PLAN FOR THE TRAFFIC! 
 

Speak . . . For Your President is Listening

Princeton University’s new president, Christopher Eisgruber, tells an Associated Press reporter , Geoff Mulvihill, that Princeton is a warmer place than it used to be (thanks in part to more ‘inclusiveness’ among students). He lauds the idea of a liberal arts education versus a job training period. (Andrew Delbanco’s book, just out in paperback, College: What Was, Is, and Should Be, takes the same tack.)Yet Eisgruber regrets that current students can’t share the experiences he had when arrived as a freshman in 1979, and here I’m quoting Mulvihill: 

‘Full faculty members sometimes served as discussion leaders for colleagues’ classes, it was more common for non-recruited athletes to walk on and join sports teams, and students weren’t so competitive from the moment they arrived on campus. But the last part, he said, is unlikely to change.’

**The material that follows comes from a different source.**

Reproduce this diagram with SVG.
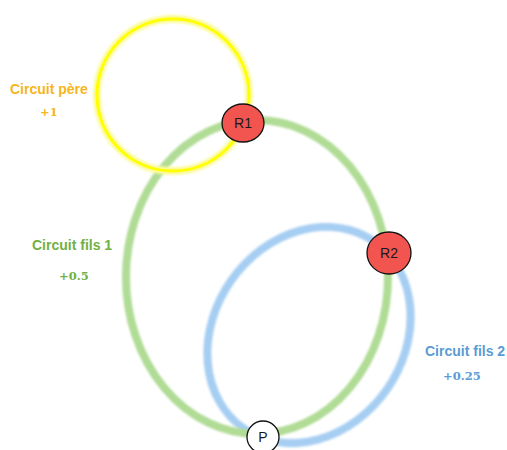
<svg xmlns="http://www.w3.org/2000/svg" width="507" height="450" viewBox="0 0 507 450">
  <defs>
    <filter id="soft" x="-20%" y="-20%" width="140%" height="140%">
      <feGaussianBlur stdDeviation="1.2"/>
    </filter>
    <filter id="glow" x="-20%" y="-20%" width="140%" height="140%">
      <feGaussianBlur in="SourceGraphic" stdDeviation="0.6"/>
    </filter>
  </defs>
  <style>
    .title { font-family: "Liberation Sans", Arial, sans-serif; font-weight: bold; font-size: 14px; }
    .gain { font-family: "DejaVu Serif", "Liberation Serif", serif; font-weight: bold; font-size: 11.5px; }
    .node { fill: #f25450; stroke: #111; stroke-width: 1.3; }
    .pnode { fill: #ffffff; stroke: #111; stroke-width: 1.3; }
    .nlabel { font-family: "Liberation Sans", Arial, sans-serif; font-size: 14px; fill: #1a1a1a; text-anchor: middle; }
  </style>

  <rect width="507" height="450" fill="#ffffff"/>

  <!-- circuit loops -->
  <g id="connectors">
    <ellipse id="loop-fils2" cx="309" cy="335" rx="95" ry="114" transform="rotate(35 309 335)" fill="none" stroke="#a6cef2" stroke-width="8" filter="url(#soft)"/>
    <ellipse id="loop-fils1" cx="257" cy="277" rx="131" ry="157" fill="none" stroke="#b0dc95" stroke-width="8" filter="url(#soft)"/>
    <!-- père loop: pale halo under a thin bright ring -->
    <circle cx="173" cy="95" r="76" fill="none" stroke="#fbfb9a" stroke-width="8" filter="url(#soft)"/>
    <circle id="loop-pere" cx="173" cy="95" r="76" fill="none" stroke="#ffff00" stroke-width="3" filter="url(#glow)"/>
  </g>

  <!-- labels -->
  <g id="label-pere">
    <text class="title" x="10" y="94" fill="#f7b51c">Circuit père</text>
    <text class="gain" x="40" y="116" fill="#f7b51c">+1</text>
  </g>
  <g id="label-fils1">
    <text class="title" x="32" y="250" fill="#72b043">Circuit fils 1</text>
    <text class="gain" x="59" y="280" fill="#72b043">+0.5</text>
  </g>
  <g id="label-fils2">
    <text class="title" x="425" y="356" fill="#5b9bd5">Circuit fils 2</text>
    <text class="gain" x="443" y="380" fill="#5b9bd5">+0.25</text>
  </g>

  <!-- nodes -->
  <g id="R1">
    <ellipse class="node" cx="243" cy="123" rx="21" ry="19"/>
    <text class="nlabel" x="243" y="128">R1</text>
  </g>
  <g id="R2">
    <ellipse class="node" cx="389" cy="253" rx="22" ry="21"/>
    <text class="nlabel" x="389" y="258">R2</text>
  </g>
  <g id="P">
    <circle class="pnode" cx="263" cy="437" r="16"/>
    <text class="nlabel" x="263" y="442">P</text>
  </g>
</svg>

In Not in Our Town discussions (NIOT holds discussions. ‘Continuing Conversations,’ on first Mondays at 7:30 p.m. at the Princeton Public Library),  that very subject — aggressive competitiveness — has come up several times. These discussions are open to the public but are “private,” not divulged afterwards. 

However, one of the discussion moderators, Roberto Schiraldi, published several documents on the NIOT blog. Schiraldi has retired from a job as a Princeton University counselor. He shared an open letter to the current university president, Shirley Tilghman, He also posted part of a paper, A White Man on the REZ: “Higher” Education In A Culture of Fear: A Journey Through Alienation and Privilege to Healing

The question: Have student values of competition — getting the best grades and the best job — superseded  humanistic values? 

The future president of Princeton University says he plans to “just listen” during his first year in office. If Eisgruber is listening, now is the time to speak.